Some UNIX implementations (for example, NCR's and, I believe IBM's)
have provided proprietary alternatives.  But that's their problem:
they're proprietary, and have not found widespread acceptance.  Again,
POSIX ought to be the solution, by providing a non-proprietary,
consensus answer.

Whether POSIX will manage it is another issue: the ``tar wars'' of old
bear many points of similarity with the current debate: both tar and
cpio are manifestly inadequate -- although their wide use is proof
that neither is totally useless.  I believe that POSIX has been trying
for eight years to come up with a standard specification for a better
and more complete alternative...  Hopefully, this experience will
inform the development of a standard print-spooling system.

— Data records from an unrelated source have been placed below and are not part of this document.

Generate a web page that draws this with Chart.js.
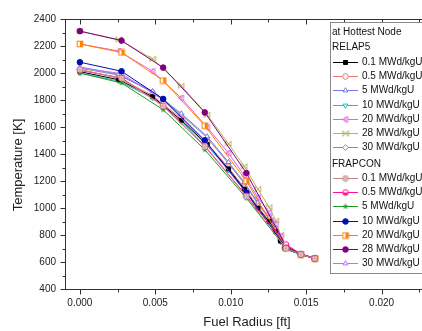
<!DOCTYPE html>
<html><head><meta charset="utf-8">
<script src="https://cdn.jsdelivr.net/npm/chart.js@4"></script>
<style>html,body{margin:0;padding:0;overflow:hidden;background:#fff;width:422px;height:331px}canvas{display:block}</style>
</head><body><canvas id="c" width="462" height="331"></canvas>
<script>
// ---------- data ----------
const burnupLabels = ['0.1 MWd/kgU','0.5 MWd/kgU','5 MWd/kgU','10 MWd/kgU','20 MWd/kgU','28 MWd/kgU','30 MWd/kgU'];

const relapRadius = [0, 0.00257, 0.00482, 0.00672, 0.00844, 0.00985, 0.0109, 0.0118, 0.01255, 0.01298, 0.0133, 0.0136, 0.01465, 0.01557];
const relap_0_1 = [2010, 1950, 1825, 1650, 1470, 1290, 1140, 1000, 900, 825, 755, 700, 655, 625];
const relap_0_5 = [2025, 1960, 1835, 1660, 1480, 1300, 1150, 1010, 905, 830, 760, 700, 655, 625];
const relap_5   = [2045, 1990, 1865, 1700, 1530, 1340, 1190, 1040, 930, 850, 770, 705, 658, 628];
const relap_10  = [2000, 1940, 1815, 1640, 1460, 1280, 1130, 995, 895, 820, 750, 695, 655, 625];
const relap_20  = [2215, 2163, 2013, 1815, 1597, 1407, 1240, 1078, 966, 880, 790, 715, 658, 628];
const relap_28  = [2310, 2248, 2105, 1906, 1691, 1476, 1308, 1140, 1006, 907, 800, 720, 658, 628];
const relap_30  = [2035, 1985, 1860, 1690, 1520, 1330, 1180, 1030, 920, 840, 765, 705, 658, 628];

const frapRadius = [0, 0.00276, 0.00552, 0.00828, 0.01104, 0.01366, 0.01465, 0.01557];
const frap_0_1 = [2025, 1960, 1755, 1455, 1085, 700, 655, 625];
const frap_0_5 = [2020, 1964, 1758, 1461, 1090, 730, 660, 628];
const frap_5   = [2000, 1926, 1728, 1432, 1073, 700, 655, 625];
const frap_10  = [2080, 2013, 1808, 1501, 1115, 705, 655, 625];
const frap_20  = [2215, 2152, 1944, 1610, 1200, 705, 655, 625];
const frap_28  = [2310, 2240, 2040, 1708, 1259, 720, 658, 628];
const frap_30  = [2040, 1995, 1800, 1495, 1110, 714, 658, 628];

const xTickValues = [0, 0.005, 0.010, 0.015, 0.020];
const xTickLabels = ['0.000', '0.005', '0.010', '0.015', '0.020'];
const yTickValues = [400, 600, 800, 1000, 1200, 1400, 1600, 1800, 2000, 2200, 2400];
const yTickLabels = ['400', '600', '800', '1000', '1200', '1400', '1600', '1800', '2000', '2200', '2400'];
const xTitle = 'Fuel Radius [ft]';
const yTitle = 'Temperature [K]';
const legendTitle = 'at Hottest Node';
const groupNames = ['RELAP5', 'FRAPCON'];

// ---------- styles ----------
const FONT = "'Liberation Sans', Arial, sans-serif";
const R = 2.8;
function mk(draw) {
  const c = document.createElement('canvas');
  c.width = 8; c.height = 8;
  const g = c.getContext('2d');
  g.lineWidth = 1;
  draw(g, 4, 2.8);
  return c;
}
function halfCircle(col) {
  return mk((g, c, r) => {
    g.beginPath(); g.arc(c, c, r, 0, Math.PI * 2); g.fillStyle = '#fff'; g.fill();
    g.beginPath(); g.arc(c, c, r, 0, Math.PI); g.closePath(); g.fillStyle = col; g.fill();
    g.beginPath(); g.arc(c, c, r, 0, Math.PI * 2); g.strokeStyle = col; g.stroke();
  });
}
function halfSquare(col) {
  return mk((g, c, r) => {
    g.fillStyle = '#fff'; g.fillRect(c - r, c - r, 2 * r, 2 * r);
    g.fillStyle = col; g.fillRect(c, c - r, r, 2 * r);
    g.strokeStyle = col; g.strokeRect(c - r, c - r, 2 * r, 2 * r);
  });
}
function circlePlus(col) {
  return mk((g, c, r) => {
    g.strokeStyle = col;
    g.beginPath(); g.arc(c, c, r, 0, Math.PI * 2); g.fillStyle = '#fff'; g.fill(); g.stroke();
    g.beginPath(); g.moveTo(c - r, c); g.lineTo(c + r, c); g.moveTo(c, c - r); g.lineTo(c, c + r); g.stroke();
  });
}
function bowtie(col) {
  return mk((g, c, r) => {
    g.strokeStyle = col;
    g.beginPath(); g.moveTo(c - r, c - r); g.lineTo(c + r, c + r); g.lineTo(c + r, c - r); g.lineTo(c - r, c + r); g.closePath(); g.stroke();
  });
}
function leftTriBar(col) {
  return mk((g, c, r) => {
    g.strokeStyle = col; g.fillStyle = '#fff';
    g.beginPath(); g.moveTo(c - r, c); g.lineTo(c + r * 0.8, c - r); g.lineTo(c + r * 0.8, c + r); g.closePath(); g.fill(); g.stroke();
    g.beginPath(); g.moveTo(c, c - r); g.lineTo(c, c + r); g.stroke();
  });
}
function starFilled(col) {
  return mk((g, c, r) => {
    g.fillStyle = col; g.beginPath();
    for (let i = 0; i < 10; i++) {
      const a = -Math.PI / 2 + i * Math.PI / 5;
      const rr = i % 2 ? r * 0.45 : r + 0.6;
      g.lineTo(c + rr * Math.cos(a), c + rr * Math.sin(a));
    }
    g.closePath(); g.fill();
  });
}

function pts(xs, ys) { return ys.map((y, i) => ({ x: xs[i], y: y })); }

function ds(label, group, xs, ys, col, style, fill, rot) {
  return {
    label: label, group: group, data: pts(xs, ys), showLine: true,
    borderColor: col, backgroundColor: fill, borderWidth: 1,
    pointStyle: style, pointRotation: rot || 0, pointRadius: R, pointBorderWidth: 1,
    pointBorderColor: col, pointBackgroundColor: fill
  };
}

const frapSets = [
  ds(burnupLabels[0], 1, frapRadius, frap_0_1, '#c08888', circlePlus('#c08888'), '#fff'),
  ds(burnupLabels[1], 1, frapRadius, frap_0_5, '#ff1493', halfCircle('#ff1493'), '#fff'),
  ds(burnupLabels[2], 1, frapRadius, frap_5, '#1e9a1e', starFilled('#1e9a1e'), '#1e9a1e'),
  ds(burnupLabels[3], 1, frapRadius, frap_10, '#0010b0', 'circle', '#0010b0'),
  ds(burnupLabels[4], 1, frapRadius, frap_20, '#ff8000', halfSquare('#ff8000'), '#fff'),
  ds(burnupLabels[5], 1, frapRadius, frap_28, '#800080', 'circle', '#800080'),
  ds(burnupLabels[6], 1, frapRadius, frap_30, '#c070f0', 'triangle', '#fff'),
];
const relapSets = [
  ds(burnupLabels[0], 0, relapRadius, relap_0_1, '#000000', 'rect', '#000000'),
  ds(burnupLabels[1], 0, relapRadius, relap_0_5, '#e87878', 'circle', '#fff'),
  ds(burnupLabels[2], 0, relapRadius, relap_5, '#7878e0', 'triangle', '#fff'),
  ds(burnupLabels[3], 0, relapRadius, relap_10, '#30b8b8', 'triangle', '#fff', 180),
  ds(burnupLabels[4], 0, relapRadius, relap_20, '#e060e0', leftTriBar('#e060e0'), '#fff'),
  ds(burnupLabels[5], 0, relapRadius, relap_28, '#b4b45a', bowtie('#b4b45a'), '#fff'),
  ds(burnupLabels[6], 0, relapRadius, relap_30, '#8a8aaa', 'rectRot', '#fff'),
];
// FRAPCON listed first so it is drawn on top
const datasets = frapSets.concat(relapSets);

const PX_PER_UNIT = 15200;
const xMin = -15 / PX_PER_UNIT;
const xMax = 0.025;

const framePlugin = {
  id: 'frame',
  afterDraw(chart) {
    const ctx = chart.ctx, a = chart.chartArea;
    const xs = chart.scales.x, ys = chart.scales.y;
    const L = Math.round(a.left) + 0.5, T = Math.round(a.top) + 0.5, B = Math.round(a.bottom) + 0.5;
    ctx.save();
    ctx.strokeStyle = '#333'; ctx.lineWidth = 1;
    ctx.beginPath();
    ctx.moveTo(L, T); ctx.lineTo(a.right, T);
    ctx.moveTo(Math.round(a.right) + 0.5, T); ctx.lineTo(Math.round(a.right) + 0.5, B);
    for (let v = 0; v <= xMax + 1e-9; v += 0.0025) {
      const px = Math.round(xs.getPixelForValue(v)) + 0.5;
      const major = Math.abs(v / 0.005 - Math.round(v / 0.005)) < 1e-6;
      const len = major ? 5 : 3;
      ctx.moveTo(px, B); ctx.lineTo(px, B + len);
      ctx.moveTo(px, T); ctx.lineTo(px, T + len);
    }
    for (let v = 400; v <= 2400; v += 100) {
      const py = Math.round(ys.getPixelForValue(v)) + 0.5;
      const len = (v % 200 === 0) ? 5 : 3;
      ctx.moveTo(L, py); ctx.lineTo(L - len, py);
    }
    ctx.stroke();
    // axis titles
    ctx.fillStyle = '#222';
    ctx.font = '13px ' + FONT;
    ctx.textAlign = 'center'; ctx.textBaseline = 'middle';
    ctx.fillText(xTitle, 247, 322);
    ctx.translate(18, 165); ctx.rotate(-Math.PI / 2);
    ctx.fillText(yTitle, 0, 0);
    ctx.restore();
  }
};

const legendPlugin = {
  id: 'legendBox',
  afterDraw(chart) {
    const ctx = chart.ctx;
    ctx.save();
    ctx.fillStyle = '#fff';
    ctx.fillRect(330.5, 22.5, 130, 251);
    ctx.strokeStyle = '#888'; ctx.lineWidth = 1;
    ctx.strokeRect(330.5, 22.5, 130, 251);
    ctx.font = '10px ' + FONT;
    ctx.textBaseline = 'middle'; ctx.textAlign = 'left';
    ctx.fillStyle = '#111';
    ctx.fillText(legendTitle, 332, 32);
    ctx.fillText(groupNames[0], 332, 47);
    ctx.fillText(groupNames[1], 332, 164);
    const groups = [[relapSets, 62], [frapSets, 178]];
    groups.forEach(([sets, y0]) => {
      sets.forEach((d, i) => {
        const y = Math.round(y0 + i * 14.2) + 0.5;
        ctx.strokeStyle = d.borderColor; ctx.lineWidth = 1;
        ctx.beginPath(); ctx.moveTo(333, y); ctx.lineTo(358, y); ctx.stroke();
        ctx.fillStyle = d.pointBackgroundColor; ctx.strokeStyle = d.pointBorderColor;
        Chart.helpers.drawPoint(ctx, { pointStyle: d.pointStyle, rotation: d.pointRotation, radius: R, borderWidth: 1 }, 345.5, y);
        ctx.fillStyle = '#111';
        ctx.fillText(d.label, 362, y);
      });
    });
    ctx.restore();
  }
};

new Chart(document.getElementById('c'), {
  type: 'scatter',
  data: { datasets: datasets },
  options: {
    responsive: false, animation: false, devicePixelRatio: 1,
    layout: { padding: { left: 0, top: 19, right: 2, bottom: 0 } },
    plugins: { legend: { display: false }, tooltip: { enabled: false } },
    scales: {
      x: {
        type: 'linear', min: xMin, max: xMax,
        afterBuildTicks: s => { s.ticks = xTickValues.map(v => ({ value: v })); },
        afterFit: s => { s.height = 42; },
        ticks: { callback: (v, i) => xTickLabels[i], padding: 8, font: { family: FONT, size: 10 }, color: '#222', maxRotation: 0, autoSkip: false },
        grid: { display: true, drawOnChartArea: false, drawTicks: false, color: 'rgba(0,0,0,0)' },
        border: { display: true, color: '#333', width: 1 }
      },
      y: {
        type: 'linear', min: 400, max: 2400,
        afterBuildTicks: s => { s.ticks = yTickValues.map(v => ({ value: v })); },
        afterFit: s => { s.width = 65; },
        ticks: { callback: (v, i) => yTickLabels[i], padding: 9, font: { family: FONT, size: 10 }, color: '#222', autoSkip: false },
        grid: { display: true, drawOnChartArea: false, drawTicks: false, color: 'rgba(0,0,0,0)' },
        border: { display: true, color: '#333', width: 1 }
      }
    }
  },
  plugins: [framePlugin, legendPlugin]
});
</script>
</body></html>
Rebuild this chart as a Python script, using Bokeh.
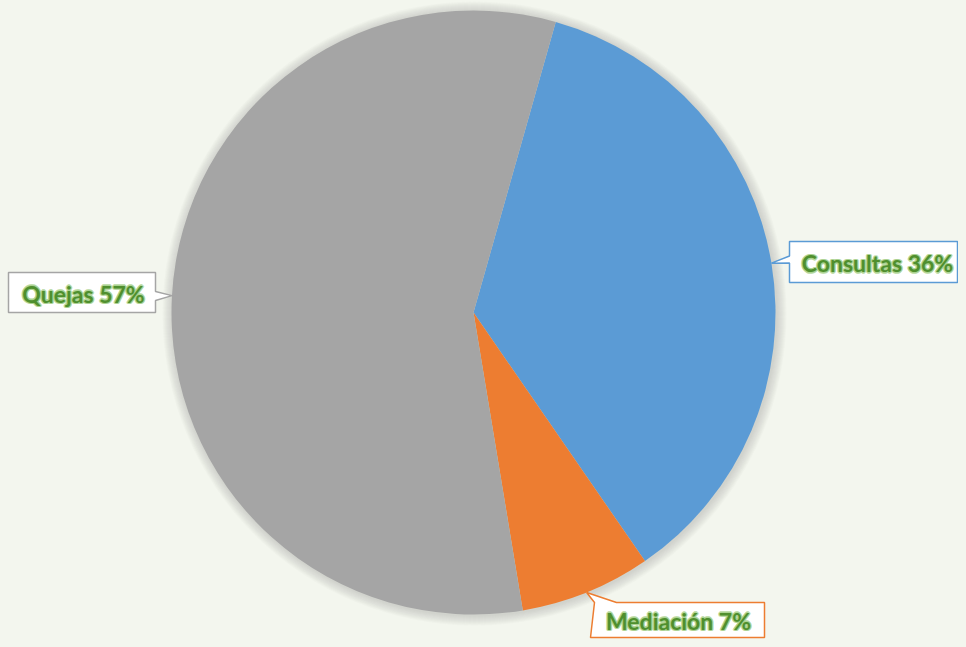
import math
from bokeh.plotting import figure
from bokeh.models import Range1d, ColumnDataSource, GlobalInlineStyleSheet
from bokeh.core.properties import value
from bokeh.embed import file_html
from bokeh.resources import INLINE

# ---- data ----
categories = ["Consultas", "Mediación", "Quejas"]
percents = [36, 7, 57]
colors = ["#5b9bd5", "#ed7d31", "#a5a5a5"]
label_texts = ["Consultas 36%", "Mediación 7%", "Quejas 57%"]

# ---- layout (pixel-like data coords, y = -pixel row) ----
W, H = 958, 639
BG = "#f3f6ee"
CX, CY, R = 473, -312, 302
START_DEG = 74.2  # math angle of first slice start (clockwise drawing)

p = figure(width=W, height=H, output_backend="svg", toolbar_location=None,
           x_range=Range1d(0, W), y_range=Range1d(-H, 0),
           min_border=0)
p.axis.visible = False
p.grid.visible = False
p.outline_line_color = None
p.background_fill_color = BG
p.border_fill_color = BG
p.stylesheets = [GlobalInlineStyleSheet(css="html, body { background: %s; }" % BG)]

# soft shadow
for k in range(10, 0, -1):
    p.circle(x=[CX + 1], y=[CY - 1], radius=R + k, fill_color="#9a9a90",
             fill_alpha=0.035, line_color=None)

total = sum(percents)
starts, ends, mids = [], [], []
a = math.radians(START_DEG)
for v in percents:
    sweep = 2 * math.pi * v / total
    starts.append(a)
    ends.append(a - sweep)
    mids.append(a - sweep / 2)
    a -= sweep

src = ColumnDataSource(dict(start=starts, end=ends, color=colors))
p.wedge(x=CX, y=CY, radius=R, start_angle="start", end_angle="end",
        direction="clock", fill_color="color", line_color=None, source=src)

# label boxes: (left, top, right, bottom) in pixel rows, pointer side, text center
boxes = [
    (789, 241, 957, 282, "left", 877),
    (590, 602, 764, 637, "top", 678),
    (8, 272, 155, 312, "right", 83),
]

FS = "23px"
for (l, t, r_, b, side, tx), mid, col, txt in zip(boxes, mids, colors, label_texts):
    tipx = CX + R * math.cos(mid)
    tipy = CY + R * math.sin(mid)
    if side == "left":
        ym = -(t + b) / 2
        xs = [l, l, tipx, l, l, r_, r_]
        ys = [-t, ym + 6, tipy, ym - 1, -b, -b, -t]
        ty = ym - 1
    elif side == "right":
        ym = -(t + b) / 2
        xs = [l, r_, r_, tipx, r_, r_, l]
        ys = [-t, -t, ym + 1, tipy, ym - 8, -b, -b]
        ty = ym - 1
    else:  # top
        xs = [l, l + 4, tipx, l + 26, r_, r_, l]
        ys = [-b, -t, tipy, -t, -t, -b, -b]
        ty = -620
    p.patch(x=xs, y=ys, fill_color="white", line_color=col, line_width=1.5)
    for dx, dy in [(-1.5, 0), (1.5, 0), (0, -1.5), (0, 1.5), (-1, -1), (1, 1), (-1, 1), (1, -1)]:
        p.text(x=[tx + dx], y=[ty + dy], text=[txt], text_font=value("Lato"),
               text_font_style="bold", text_font_size=FS, text_color="#a9d18e",
               text_align="center", text_baseline="middle", text_alpha=0.7)
    p.text(x=[tx], y=[ty], text=[txt], text_font=value("Lato"),
           text_font_style="bold", text_font_size=FS, text_color="#4f8f2e",
           text_align="center", text_baseline="middle")

open("out.html", "w").write(file_html(p, INLINE))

As for lp being threatened, it ain't: lp (albeit in a somewhat
loosely-defined form) is specified in 1003.2, so it's going to stay.
(Why is the specification loose?  Partly because it's really the
common subset of the features of lp and lpr, so as to keep both camps
happy.  Well, happyish.)  So, for users, life should get better, not
different, as POSIX addresses the administrative support for printing.
For administrators, yes, life will get different.  But, if 1003.7 does
its work well, life should also get a whole lot better, provided that
the standard properly addresses those areas where existing tools are
inadequate.  We should be supporting POSIX in that effort.